HSBC has admitted losing a disc containing the details of 370,000 of its customers.
The disc, which was password protected, contained names, dates of birth, life insurance details and information on smoking habits. It did not contain bank account details.
The Financial Services Authority is investigating the incident. It is not known at this time exactly how the disc went missing.
"The data disk lost by HSBC contains no address or bank account details for any customer and would therefore be of very limited, if any, use to criminals," said an HSBC spokeswoman.
"Nonetheless, HSBC would like to apologise to its life assurance customers for any concern this may cause. Each customer will be contacted shortly and a thorough investigation into this matter is underway."
The case is similar to data breaches at HM Revenue & Customs, the NHS, the Ministry of Defence and the Royal Navy.

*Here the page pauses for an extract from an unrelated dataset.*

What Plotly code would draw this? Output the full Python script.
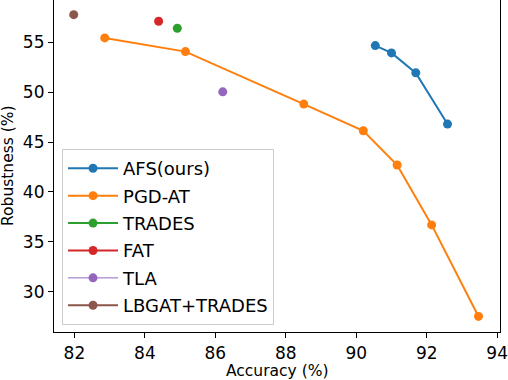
import plotly.graph_objects as go

afs_x = [90.54, 91.0, 91.69, 92.59]
afs_y = [54.66, 53.93, 51.93, 46.8]
pgd_x = [82.86, 85.15, 88.51, 90.2, 91.16, 92.14, 93.47]
pgd_y = [55.43, 54.06, 48.8, 46.13, 42.7, 36.7, 27.53]
trades_x = [84.92]
trades_y = [56.4]
fat_x = [84.39]
fat_y = [57.1]
tla_x = [86.21]
tla_y = [50.03]
lbgat_x = [81.98]
lbgat_y = [57.76]

x_ticks = [82, 84, 86, 88, 90, 92, 94]
y_ticks = [30, 35, 40, 45, 50, 55]

series = [
    ("AFS(ours)", afs_x, afs_y, "#1f77b4", 2),
    ("PGD-AT", pgd_x, pgd_y, "#ff7f0e", 2),
    ("TRADES", trades_x, trades_y, "#2ca02c", 2),
    ("FAT", fat_x, fat_y, "#d62728", 2),
    ("TLA", tla_x, tla_y, "#9467bd", 1),
    ("LBGAT+TRADES", lbgat_x, lbgat_y, "#8c564b", 2),
]

fig = go.Figure()
for name, xs, ys, c, lw in series:
    fig.add_trace(go.Scatter(
        x=xs, y=ys, name=name, mode="lines+markers", legendgroup=name,
        line=dict(color=c, width=lw),
        marker=dict(color=c, size=9),
    ))

font = "DejaVu Sans"
fig.update_layout(
    width=508, height=380,
    margin=dict(l=54, r=8, t=0, b=48),
    paper_bgcolor="white", plot_bgcolor="white",
    font=dict(family=font, color="black"),
    showlegend=True,
    legend=dict(
        x=0.018, y=0.551, xanchor="left", yanchor="top",
        bgcolor="rgba(255,255,255,0.8)", bordercolor="#cccccc", borderwidth=1,
        font=dict(family=font, size=18, color="black"),
        tracegroupgap=1, itemwidth=50,
    ),
    xaxis=dict(
        range=[81.42, 94.08], tickvals=x_ticks, ticktext=[str(v) for v in x_ticks],
        showgrid=False, zeroline=False, showline=True, linecolor="black", linewidth=1.2,
        ticks="outside", ticklen=5, tickcolor="black", automargin=False,
        tickfont=dict(family=font, size=17),
    ),
    yaxis=dict(
        range=[25.97, 59.23], tickvals=y_ticks, ticktext=[str(v) for v in y_ticks],
        showgrid=False, zeroline=False, showline=True, mirror=True, linecolor="black", linewidth=1.2,
        ticks="outside", ticklen=5, tickcolor="black", automargin=False,
        tickfont=dict(family=font, size=17),
    ),
    annotations=[
        dict(text="Accuracy (%)", xref="paper", yref="paper", x=0.5, y=-0.1175,
             xanchor="center", yanchor="middle", showarrow=False,
             font=dict(family=font, size=15.5, color="black")),
        dict(text="Robustness (%)", xref="paper", yref="paper", x=-(54 - 8) / 446, y=0.5,
             xanchor="center", yanchor="middle", showarrow=False, textangle=-90,
             font=dict(family=font, size=15.5, color="black")),
    ],
)

fig.write_html("out.html", config={"displayModeBar": False})

with open("out.html", "r", encoding="utf-8") as f:
    html = f.read()
html = html.replace("<body>", '<body style="margin:0;padding:0;overflow:hidden">', 1)
with open("out.html", "w", encoding="utf-8") as f:
    f.write(html)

Nick Lowe, regional director for Northern Europe at Check Point, said: "The disc was apparently password-protected, but this can be overcome fairly easily by an IT-literate person.
"In this sector, where information is highly sensitive, always-on strong encryption of data is the minimum protection that should be applied to laptops, discs and USB storage devices.
"Yet fewer than half of UK public and private companies have any data encryption deployed."
Lowe added that the Financial Services Authority has a track record of levying large fines on companies that fail to protect customer data, and that this should encourage better protection for sensitive public information.
"That protection should be fully automated to safeguard against these types of losses," he said.